Kajian adab lahir dari kalangan bangsa arab klasik sebagaimana pendapat Imam az-Zamakhsyari (1075-1144 M). Mufassir kenamaan penulis kitab tafsir Al-Kasyyaf. Kajian adab merupakan “rumpun pengetahuan yang bertujuan untuk menjaga seseorang agar terhindar dari kesalahan dalam berbicara dan menulis sesuai dengan tradisi wacana arab klasik”.
Kajian adab secara mendalam terbagi kepada dua rumpun oleh orang-orang arab klasik. Rumpun pertama, meliputi teknik penyusunan kamus (leksikografi), kata-kata (morfologi), asal usul makna kata (etimologi), susunan kalimat (sintaksis), dan kecakapan bahasa Arab: ilmu ma’ani, balaghah, badi’, ritme/persajakan, dan persamaan bunyi (rima). Rumpun kedua meliputi seni menulis (kaligrafi), merangkai syair, dan kajian sejarah (tarikh dan akhbar).
Baca Juga: Beberapa Percakapan Dasar tentang Sastra Pesantren
Lalu bagaimana dengan humaniora? Istilah humaniora sendiri berarti artes liberales dalam bahasa Yunani. Kajian humaniora meliputi logika, retorika, dan gramatika atau disebut dengan trivium dalam pendidikan Yunani. Ruang lingkup humaniora tak ubahnya dengan adab. Hanya saja penambahan kajian humaniora dikuatkan atau diyakini sebagai antitesis dari keilmuan eksak seperti matematika, fisika, dan saudara-saudaranya yang cenderung meningkatkan intelektual saja. Karena, kajian humaniora adalah interpretasi tentang sastra dan sejarah, kritik tentang seni, musik, dan teater yang semuanya membahas tentang batas-batas, kedalaman, dan kapasitas dari semangat manusia.
Hubungan adab dan humaniora sangat erat dengan banyak kesamaan output yang lahir. Perbedaannya secara tampak jelas terletak dalam penamaan dan tempat keilmuan dikenal.
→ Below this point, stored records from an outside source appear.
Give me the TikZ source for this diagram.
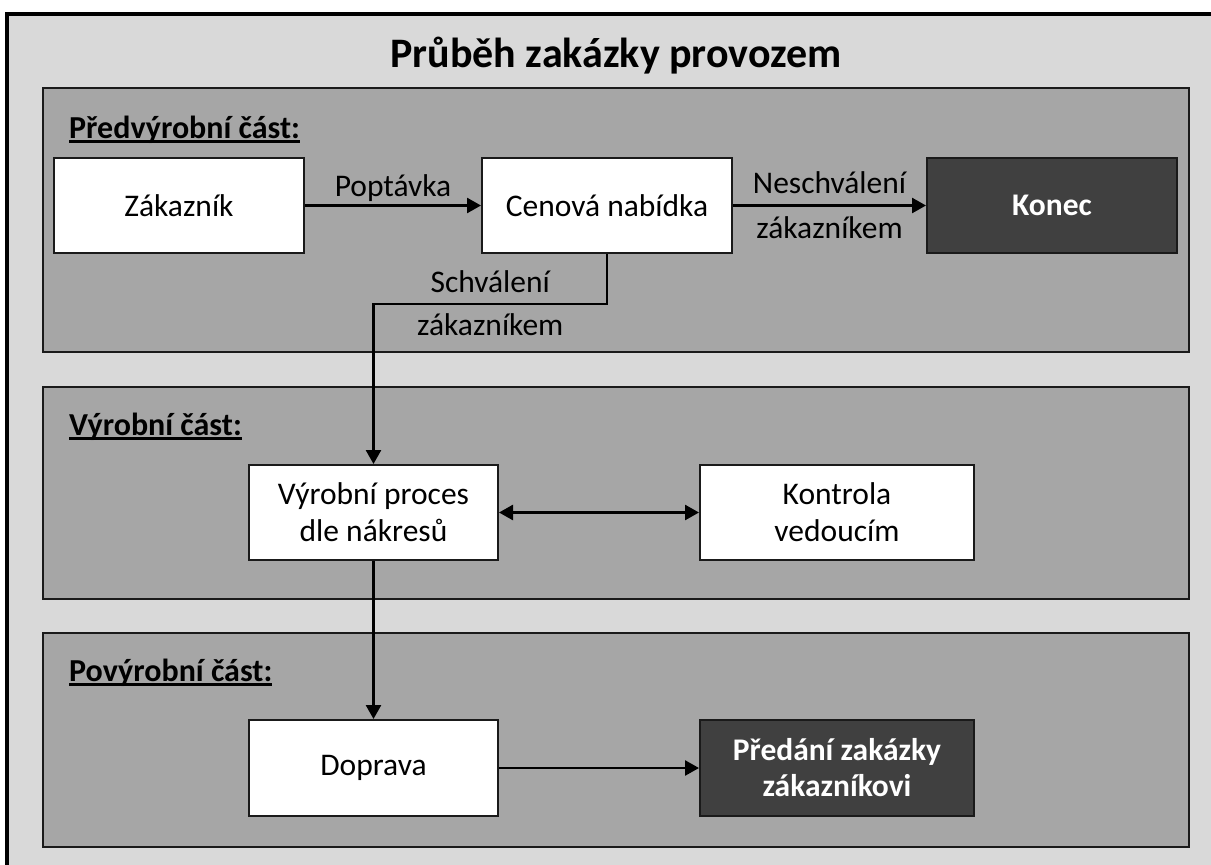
\documentclass[tikz,border=0pt]{standalone}
\usepackage{fontspec}
\setmainfont{Carlito}
\usetikzlibrary{arrows.meta}

\definecolor{pagebg}{HTML}{D9D9D9}
\definecolor{panelbg}{HTML}{A6A6A6}
\definecolor{darkfill}{HTML}{404040}
\definecolor{edgeline}{HTML}{1A1A1A}

% underlined section heading with a rule placed just under the baseline
\newcommand\sectionhead[1]{\setbox0\hbox{#1}\rlap{\rule[-5pt]{\wd0}{2.6pt}}\box0}

\begin{document}
\begin{tikzpicture}[x=1pt,y=-1pt,
  panel/.style={draw=edgeline, line width=2pt, fill=panelbg},
  boxbase/.style={draw=edgeline, line width=2pt, minimum height=95pt,
    inner sep=0pt, align=center},
  whitebox/.style={boxbase, fill=white, text=black, minimum width=250pt,
    font=\fontsize{31.5}{37}\selectfont},
  darkbox/.style={boxbase, fill=darkfill, text=white, minimum width=250pt,
    font=\fontsize{31.5}{36}\selectfont\bfseries},
  headlabel/.style={anchor=base west, inner sep=0pt,
    font=\fontsize{32}{38}\selectfont\bfseries},
  flowlabel/.style={anchor=base, inner sep=0pt,
    font=\fontsize{31.5}{37}\selectfont},
  flow/.style={line width=2.6pt, draw=black,
    -{Triangle[length=14pt,width=15pt]}},
  twoway/.style={line width=2.6pt, draw=black,
    {Triangle[length=14pt,width=15pt]}-{Triangle[length=14pt,width=15pt]}}
]
\path[use as bounding box] (0,0) rectangle (1211,865);
\clip (0,0) rectangle (1211,865);
\fill[white] (0,0) rectangle (1211,865);

% outer sheet
\draw[line width=4pt, fill=pagebg] (7,13.5) rectangle (1235,885);

% phase panels
\draw[panel] (43,87.5) rectangle (1189,352);
\draw[panel] (43,387) rectangle (1189,599);
\draw[panel] (43,633) rectangle (1189,847);

% title
\node[anchor=base, inner sep=0pt, font=\fontsize{42}{50}\selectfont\bfseries]
  (title) at (616,67) {Průběh zakázky provozem};

% phase headings
\node[headlabel] (hpre)  at (69,138) {\sectionhead{Předvýrobní část:}};
\node[headlabel] (hprod) at (69,435) {\sectionhead{Výrobní část:}};
\node[headlabel] (hpost) at (69,681) {\sectionhead{Povýrobní část:}};

% process steps
\node[whitebox] (zak)   at (179,205.5)  {Zákazník};
\node[whitebox] (cen)   at (607,205.5)  {Cenová nabídka};
\node[darkbox]  (konec) at (1052,205.5) {Konec};
\node[whitebox, minimum width=249pt] (vyr) at (373.5,512.5) {Výrobní proces\\dle nákresů};
\node[whitebox, minimum width=274pt] (kon) at (837,512.5) {Kontrola\\vedoucím};
\node[whitebox, minimum width=249pt, minimum height=96pt] (dop) at (373.5,768) {Doprava};
\node[darkbox, minimum width=274pt, minimum height=96pt] (pred) at (837,768) {Předání zakázky\\zákazníkovi};

% connectors
\draw[flow] (zak) -- (cen)
  node[flowlabel, midway, yshift=9.5pt] {Poptávka};
\draw[flow] (cen) -- (konec)
  node[flowlabel, midway, yshift=12.5pt] {Neschválení}
  node[flowlabel, midway, yshift=-32.5pt] {zákazníkem};

\coordinate (turn) at (607,304);
\draw[flow] (cen.south) -- (turn) -| (vyr.north);
\path (turn) -- (turn -| vyr.north)
  node[flowlabel, midway, yshift=12pt] {Schválení}
  node[flowlabel, midway, yshift=-31pt] {zákazníkem};

\draw[twoway] (vyr) -- (kon);
\draw[flow] (vyr) -- (dop);
\draw[flow] (dop) -- (pred);
\end{tikzpicture}
\end{document}
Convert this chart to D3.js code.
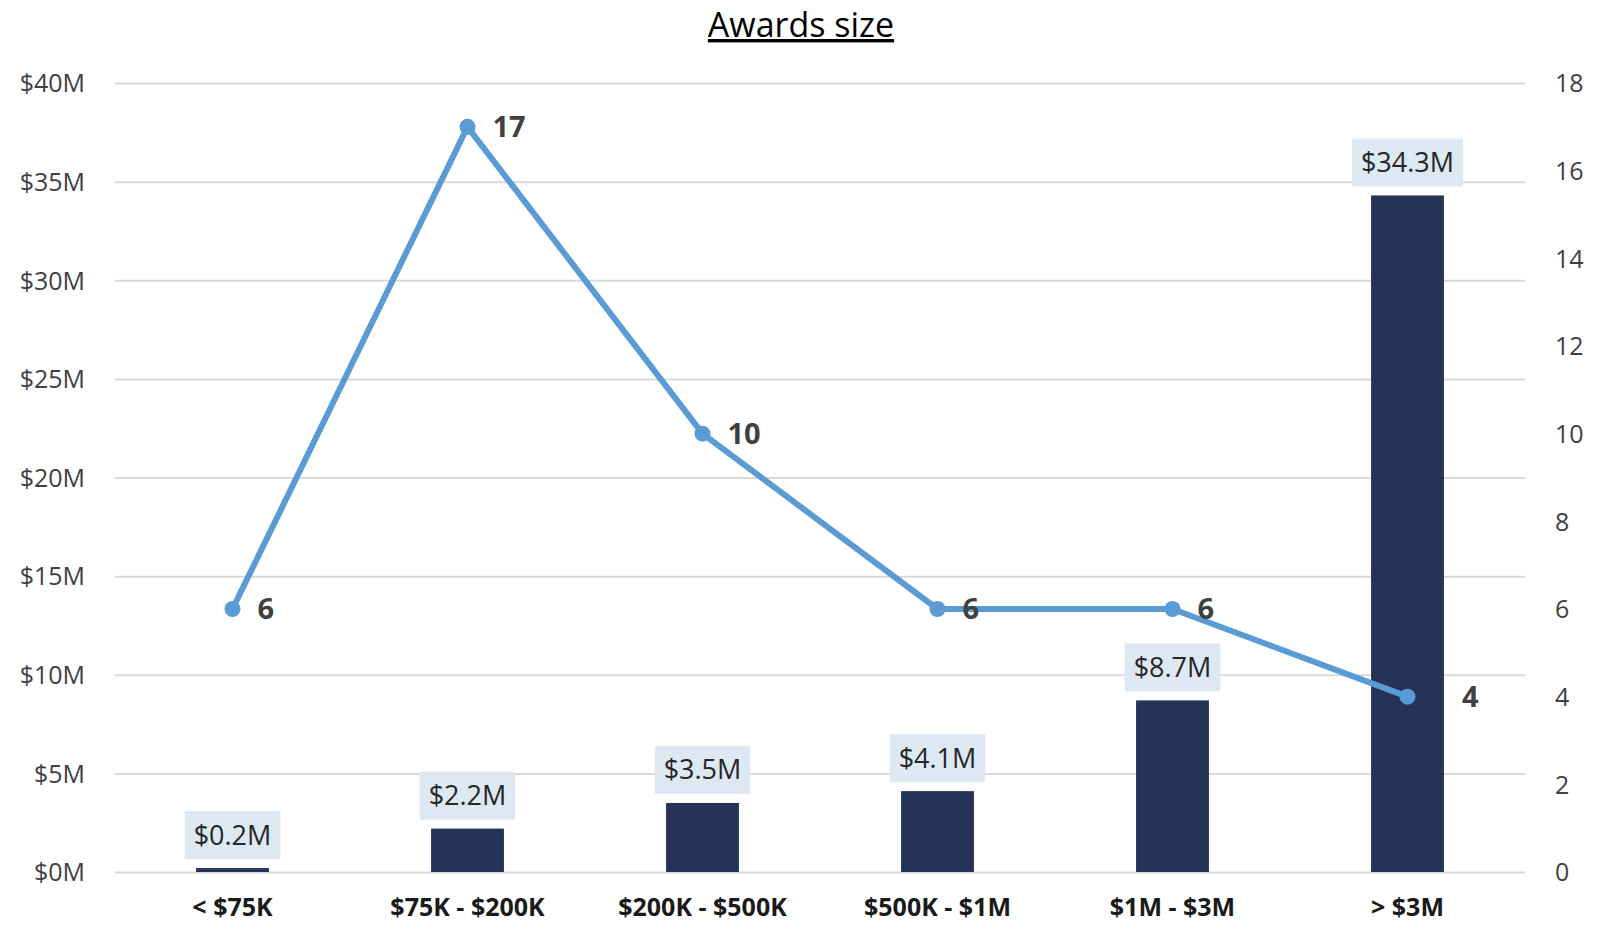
<!DOCTYPE html>
<html>
<head>
<meta charset="utf-8">
<script src="https://cdn.jsdelivr.net/npm/d3@7"></script>
<style>
  body { margin: 0; background: #fff; }
  svg text { font-family: "Open Sans", sans-serif; }
  .grid line { stroke: #d9d9d9; stroke-width: 2; }
  .grid path { display: none; }
  .axis path, .axis line { display: none; }
  .axis text { fill: #404040; font-size: 25px; }
  .axis-x text { fill: #1a1a1a; font-size: 25px; font-weight: bold; }
</style>
</head>
<body>
<svg id="chart" width="1600" height="925"></svg>
<script>
// datos
const categories = ['< $75K', '$75K - $200K', '$200K - $500K', '$500K - $1M', '$1M - $3M', '> $3M'];
const amounts = [0.2, 2.2, 3.5, 4.1, 8.7, 34.3];   // $M
const counts = [6, 17, 10, 6, 6, 4];
const leftTicks = [0, 5, 10, 15, 20, 25, 30, 35, 40];
const rightTicks = [0, 2, 4, 6, 8, 10, 12, 14, 16, 18];

const margin = { top: 83, right: 75, bottom: 53, left: 115 };
const W = 1600, H = 925;
const width = W - margin.left - margin.right;
const height = H - margin.top - margin.bottom;

const svg = d3.select('#chart');
const g = svg.append('g').attr('transform', `translate(${margin.left},${margin.top})`);

const x = d3.scaleBand().domain(categories).range([0, width]).paddingInner(0.69).paddingOuter(0.345);
const yL = d3.scaleLinear().domain([0, 40]).range([height, 0]);
const yR = d3.scaleLinear().domain([0, 18]).range([height, 0]);
const cx = d => x(d) + x.bandwidth() / 2;

// titulo
svg.append('text')
  .attr('x', 801).attr('y', 37)
  .attr('text-anchor', 'middle')
  .style('font-size', '34px')
  .style('fill', '#000')
  .style('text-decoration', 'underline')
  .text('Awards size');

// rejilla
g.append('g').attr('class', 'grid')
  .call(d3.axisLeft(yL).tickValues(leftTicks).tickSize(-width).tickFormat(''));

// ejes
g.append('g').attr('class', 'axis axis-left')
  .attr('transform', 'translate(-27,0)')
  .call(d3.axisLeft(yL).tickValues(leftTicks).tickSize(0).tickFormat(d => `$${d}M`))
  .selectAll('text').attr('dy', '0.35em');

g.append('g').attr('class', 'axis axis-right')
  .attr('transform', `translate(${width + 27},0)`)
  .call(d3.axisRight(yR).tickValues(rightTicks).tickSize(0))
  .selectAll('text').attr('dy', '0.35em');

g.append('g').attr('class', 'axis axis-x')
  .attr('transform', `translate(0,${height})`)
  .call(d3.axisBottom(x).tickSize(0).tickPadding(26));

// barras
const rows = categories.map((c, i) => ({ cat: c, amt: amounts[i], n: counts[i] }));

g.selectAll('.bar').data(rows).enter().append('rect')
  .attr('class', 'bar')
  .attr('x', d => x(d.cat))
  .attr('y', d => yL(d.amt))
  .attr('width', x.bandwidth())
  .attr('height', d => height - yL(d.amt))
  .attr('fill', '#253356');

// etiquetas de barras con fondo
const lab = g.selectAll('.bar-label').data(rows).enter().append('g').attr('class', 'bar-label');
lab.append('rect').attr('fill', '#dee8f3');
lab.append('text')
  .attr('x', d => cx(d.cat))
  .attr('y', d => yL(d.amt) - 33)
  .attr('text-anchor', 'middle')
  .attr('dy', '0.35em')
  .style('font-size', '27px')
  .style('fill', '#262626')
  .text(d => `$${d.amt.toFixed(1)}M`);
lab.each(function (d) {
  const t = d3.select(this).select('text').node().getBBox();
  d3.select(this).select('rect')
    .attr('x', t.x - 9).attr('y', yL(d.amt) - 33 - 24)
    .attr('width', t.width + 18).attr('height', 48);
});

// linea
const line = d3.line().x(d => cx(d.cat)).y(d => yR(d.n));
g.append('path').datum(rows)
  .attr('d', line)
  .attr('fill', 'none')
  .attr('stroke', '#5b9bd5')
  .attr('stroke-width', 6)
  .attr('stroke-linejoin', 'round');

g.selectAll('.dot').data(rows).enter().append('circle')
  .attr('cx', d => cx(d.cat))
  .attr('cy', d => yR(d.n))
  .attr('r', 8)
  .attr('fill', '#5b9bd5');

// etiquetas de la linea (si tapan la barra se mueven a la derecha)
g.selectAll('.n-label').data(rows).enter().append('text')
  .attr('x', d => yR(d.n) > yL(d.amt) ? x(d.cat) + x.bandwidth() + 18 : cx(d.cat) + 25)
  .attr('y', d => yR(d.n))
  .attr('dy', '0.35em')
  .style('font-size', '29px')
  .style('font-weight', 'bold')
  .style('fill', '#404040')
  .text(d => d.n);
</script>
</body>
</html>
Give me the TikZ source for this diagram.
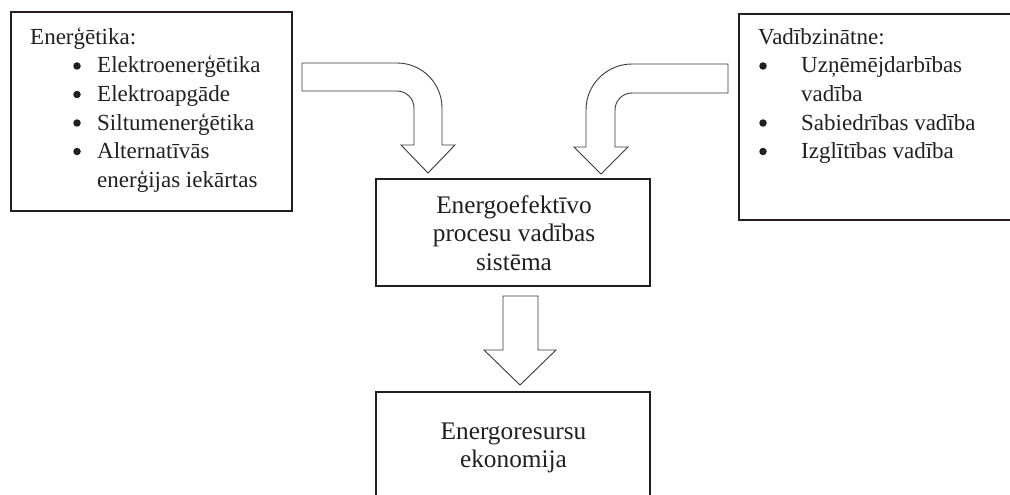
\documentclass[tikz,border=0pt]{standalone}
\usepackage{fontspec}
\setmainfont{Liberation Serif}
\definecolor{ink}{HTML}{231F20}
\definecolor{arrowline}{HTML}{3A3A3A}
\begin{document}
\begin{tikzpicture}[x=1pt,y=-1pt,
  box/.style={draw=ink,line width=1.8pt,inner sep=0pt,rectangle},
  blockarrow/.style={draw=arrowline,line width=0.9pt,fill=white,line join=miter},
  txt/.style={inner sep=0pt,text=ink,font=\fontsize{23}{28.5}\selectfont},
  bigtxt/.style={inner sep=0pt,text=ink,font=\fontsize{25.3}{28.5}\selectfont,anchor=base},
  lt/.style={txt,anchor=base west},
  dot/.style={circle,fill=ink,inner sep=0pt,minimum size=7.5pt},
]
\useasboundingbox (0,0) rectangle (1010,495);
% boxes
\node[box,minimum width=281pt,minimum height=199pt] (leftbox) at (151.5,111.5) {};
\node[box,minimum width=281pt,minimum height=206pt] (rightbox) at (879.5,117) {};
\node[box,minimum width=274pt,minimum height=107pt] (midbox) at (513,232.5) {};
\node[box,minimum width=274pt,minimum height=128pt] (botbox) at (513,456) {};
% left box text
\node[lt] (lt0) at (30,44.5) {Enerģētika:};
\node[dot] (lb1) at (77,66) {};
\node[lt] (lt1) at (97,73) {Elektroenerģētika};
\node[dot] (lb2) at (77,94.5) {};
\node[lt] (lt2) at (97,101.5) {Elektroapgāde};
\node[dot] (lb3) at (77,123) {};
\node[lt] (lt3) at (97,130) {Siltumenerģētika};
\node[dot] (lb4) at (77,151.5) {};
\node[lt] (lt4) at (97,158.5) {Alternatīvās};
\node[lt] (lt5) at (97,187) {enerģijas iekārtas};
% right box text
\node[lt] (rt0) at (758,44.5) {Vadībzinātne:};
\node[dot] (rb1) at (763,66) {};
\node[lt] (rt1) at (801,73) {Uzņēmējdarbības};
\node[lt] (rt2) at (801,101.5) {vadība};
\node[dot] (rb2) at (763,123) {};
\node[lt] (rt3) at (801,130) {Sabiedrības vadība};
\node[dot] (rb3) at (763,151.5) {};
\node[lt] (rt4) at (801,158.5) {Izglītības vadība};
% middle box text
\node[bigtxt] (mt1) at (514,213) {Energoefektīvo};
\node[bigtxt] (mt2) at (514,241.5) {procesu vadības};
\node[bigtxt] (mt3) at (514,270) {sistēma};
% bottom box text
\node[bigtxt] (bt1) at (513.5,439) {Energoresursu};
\node[bigtxt] (bt2) at (513.5,467.5) {ekonomija};
% left curved block arrow
\draw[blockarrow] (302,63) -- (397,63) arc[start angle=90,end angle=0,radius=45pt]
  -- (442,145) -- (455,145) -- (428,173) -- (401,145) -- (414,145) -- (414,108)
  arc[start angle=0,end angle=90,radius=17pt] -- (302,91) -- cycle;
% right curved block arrow
\draw[blockarrow] (728,64) -- (632,64) arc[start angle=90,end angle=180,radius=46pt]
  -- (586,147) -- (574,147) -- (601,174) -- (628,147) -- (615,147) -- (615,110)
  arc[start angle=180,end angle=90,radius=17pt] -- (728,93) -- cycle;
% down block arrow
\draw[blockarrow] (503,296) -- (538,296) -- (538,350) -- (556,350) -- (520,385)
  -- (484,350) -- (503,350) -- cycle;
\end{tikzpicture}
\end{document}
Adab dikenal oleh orang-orang Arab klasik, humaniora lahir dari keilmuan orang luar Arab (أجْنَبِي).
Keunikan adab dan humaniora adalah keunikan manusia itu sendiri, melalui tingkatan berpikirnya membentuk kemampuan mengontrol perkembangan fisik dan mental, menjawab pertanyaan-pertanyaan dasar tentang keberadaan/eksistensi, menikmati suatu pelepasan kreatif dari emosi-emosi, menemukan pola-pola dari kehidupan, serta pencarian manusia akan nilai-nilai kehidupan. Begitulah kajian ini dibangun diatas peradaban. Karena peradaban dinamai demikian adalah bentuk dari lahirnya sebuah kemajuan, kecerdasan, dan kebudayaan baik lahir maupun batin.
Era sekarang adab dan humaniora dipakai sebagai nama fakultas dalam Perguruan Tinggi Islam yang mempelajari sejarah peradaban, bahasa, sastra, ilmu pustaka, dan terjemah. Dalam perguruan tinggi sekuler dinamai dengan fakultas ilmu budaya dengan pelajaran yang sama pula. Tapi, kebanyakan orang-orang juga tidak menyadari bahwa kajian adab dan humaniora juga merupakan program unggulan pesantren tradisional (belajar kitab kuning). Tapi, sebelum adanya pesantren sebagai wadah pendidikan Islam, khusus di Minangkabau adalah surau. Surau-surau di Minangkabau adalah cikal bakal lahirnya pesantren. Pokok keilmuan surau tidak hanya masalah syariat. Secara jelas orang-orang/anak siak yang belajar di surau menimba ilmu nahu, sharaf, mantiq, balaghah, tashrif, dan tarikh yang merupakan cabang-cabang keilmuan adab dan humaniora. Mempelajari ilmu-ilmu ini di surau berguna sebagai persiapan ilmu untuk mempelajari ilmu agama (tauhid, fikih, tafsir, dan saudara-saudaranya).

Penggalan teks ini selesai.